At his monthly press conferences, Chatterjee continually faced questions about the status of the commission’s inquiry into grid resilience (AD18-7), PJM’s proposal to extend its minimum offer price rule (MOPR) (EL16-49), the commission’s consideration of revising its implementation of the Public Utility Regulatory Policies Act of 1978 (AD16-16) and its review of its 1999 policy statement on certifying new interstate natural gas pipeline facilities (PL18-1).
FERC issued a NOPR on its PURPA regulations in September and extended PJM’s MOPR to all new state-subsidized resources in December. Glick dissented on both dockets, which had languished at the commission for more than a year. FERC has yet to act on the resilience and gas dockets, both of which were opened in 2017 under McIntyre.
In October, Glick complained that he had not been allowed to suggest changes to staff’s annual Winter Energy Market Assessment before its presentation at that month’s open meeting. Glick cited the report’s statement that “Coal and oil-fired generation continue to play an important role in maintaining electric reliability during the winter, especially in the Northeast, where winter demand for natural gas can exceed pipelines’ capacity.” He noted that coal makes up 2% or less of installed capacity in New York and New England.
After the next open meeting in November, Glick stayed to watch Chatterjee’s monthly press conference. He also held his own press conference after the MOPR ruling in December calling it “definitely the wrong thing.”
Looking Ahead
The D.C. Circuit rejected two challenges to FERC’s gas infrastructure approvals in 2019 but mostly on procedural grounds.

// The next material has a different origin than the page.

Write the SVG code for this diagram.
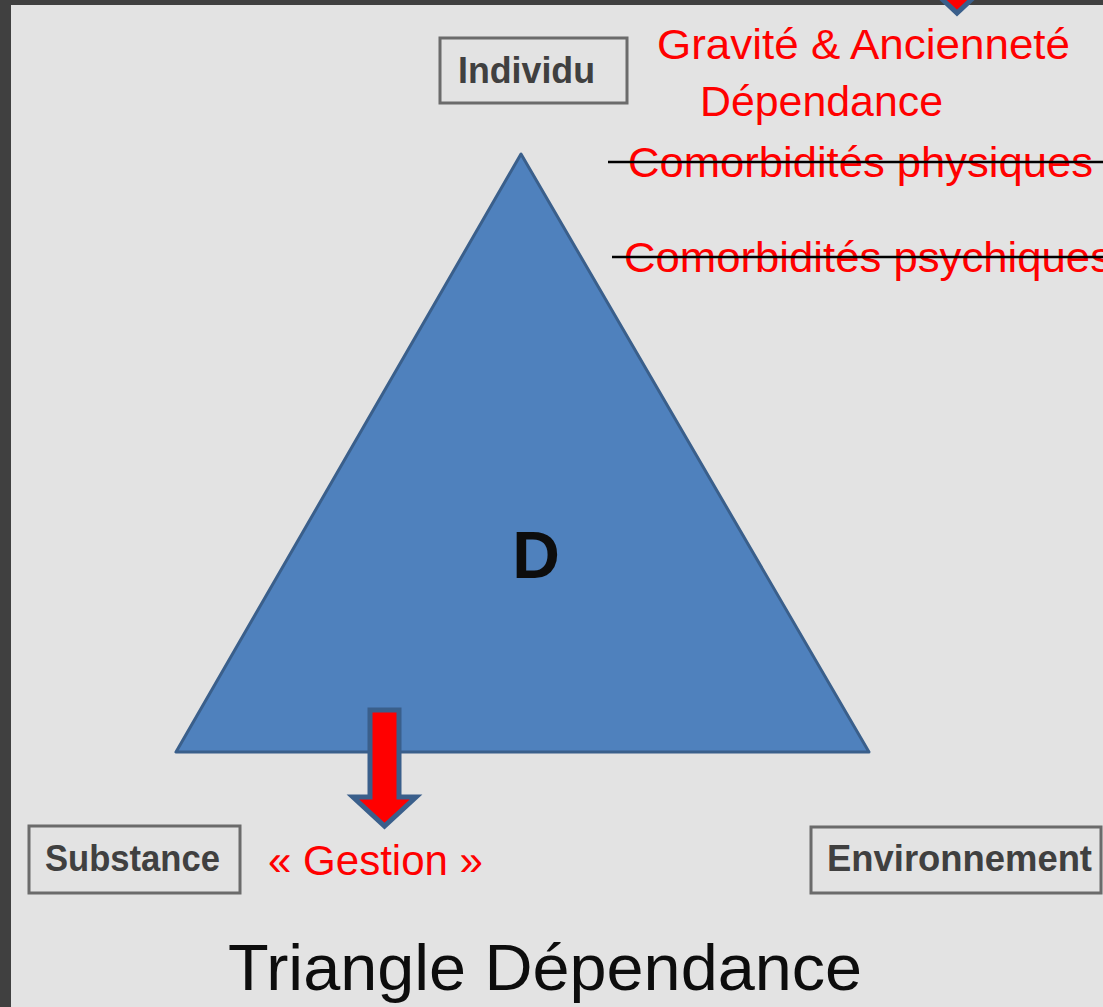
<svg xmlns="http://www.w3.org/2000/svg" width="1103" height="1007" viewBox="0 0 1103 1007">
  <style>
    .box { fill: none; stroke: #6b6b6b; stroke-width: 3; }
    .boxtxt { font-family: "Liberation Sans", Arial, sans-serif; font-weight: 700; font-size: 36px; fill: #404040; }
    .red { font-family: "Liberation Sans", Arial, sans-serif; font-size: 43px; fill: #ff0000; }
    .arrow { fill: #ff0000; stroke: #3a5f8b; stroke-width: 5; stroke-linejoin: miter; }
    .strike { stroke: #000000; stroke-width: 2.5; }
  </style>
  <rect x="0" y="0" width="1103" height="1007" fill="#e3e3e3"/>
  <rect x="0" y="0" width="11" height="1007" fill="#404040"/>
  <rect x="0" y="0" width="1103" height="5" fill="#404040"/>

  <g id="triangle">
    <polygon points="521,154 176,752 869,752" fill="#4f81bd" stroke="#3a5f8b" stroke-width="3" stroke-linejoin="round"/>
    <text x="536" y="578" text-anchor="middle" font-family="Liberation Sans, Arial, sans-serif" font-weight="700" font-size="66" fill="#0d0d0d">D</text>
  </g>

  <g id="individu">
    <rect class="box" x="440" y="38" width="187" height="65"/>
    <text class="boxtxt" x="458" y="83" textLength="137" lengthAdjust="spacingAndGlyphs">Individu</text>
  </g>
  <g id="substance">
    <rect class="box" x="29" y="826" width="211" height="67"/>
    <text class="boxtxt" x="45" y="871" textLength="175" lengthAdjust="spacingAndGlyphs">Substance</text>
  </g>
  <g id="environnement">
    <rect class="box" x="811" y="827" width="290" height="66"/>
    <text class="boxtxt" x="827" y="871" textLength="265" lengthAdjust="spacingAndGlyphs">Environnement</text>
  </g>

  <g id="labels">
    <text class="red" x="657" y="59" textLength="413" lengthAdjust="spacingAndGlyphs">Gravité &amp; Ancienneté</text>
    <text class="red" x="700" y="116" textLength="243" lengthAdjust="spacingAndGlyphs">Dépendance</text>
    <text class="red" x="628" y="177" textLength="465" lengthAdjust="spacingAndGlyphs">Comorbidités physiques</text>
    <text class="red" x="624" y="272" textLength="488" lengthAdjust="spacingAndGlyphs">Comorbidités psychiques</text>
    <text class="red" x="268" y="875" textLength="215" lengthAdjust="spacingAndGlyphs">« Gestion »</text>
    <text x="228" y="990" font-family="Liberation Sans, Arial, sans-serif" font-size="65" fill="#0d0d0d" textLength="634" lengthAdjust="spacingAndGlyphs">Triangle Dépendance</text>
  </g>

  <g id="connectors">
    <line class="strike" x1="608" y1="162" x2="1103" y2="162"/>
    <line class="strike" x1="612" y1="257" x2="1103" y2="257"/>
    <polygon class="arrow" points="370,710 399,710 399,797 416,797 384.5,826 353,797 370,797"/>
    <polygon class="arrow" points="943,-40 971,-40 971,-16 988,-16 957,13 926,-16 943,-16"/>
  </g>
</svg>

In May, it ruled that New York-based environmental nonprofit Otsego 2000 lacked standing to challenge FERC’s decision to approve Dominion Energy Transmission’s New Market Project — the same decision in which the commission narrowed its review of GHG emissions. Otsego 2000 not only had argued that FERC was required to include an evaluation of upstream and downstream emissions in its environmental review of the project, but that the commission improperly announced its new policy without notice and an opportunity for public comment.
In June, the court rejected a similar complaint by Concerned Citizens for a Safe Environment over FERC’s approval of a new natural gas compression facility in Davidson County, Tenn., by Tennessee Gas Pipeline. But it did so on far narrower grounds.
“We are troubled … by the commission’s attempt to justify its decision to discount downstream impacts based on its lack of information about the destination and end use of the gas in question,” the court said. “It should go without saying that [the National Environmental Policy Act] also requires the commission to at least attempt to obtain the information necessary to fulfill its statutory responsibilities. …
“Despite our misgivings regarding the commission’s decidedly less-than-dogged efforts to obtain the information it says it would need to determine that downstream greenhouse gas emissions qualify as a reasonably foreseeable indirect effect of the project, Concerned Citizens failed to raise this record-development issue in the proceedings before the commission. We therefore lack jurisdiction to decide whether the commission acted arbitrarily or capriciously and violated NEPA by failing to further develop the record in this case.”
The court seemed to open a path for a new challenge to one of the commission’s approvals. But as of the end of the year, none on the “record-development issue” have been filed with the courts.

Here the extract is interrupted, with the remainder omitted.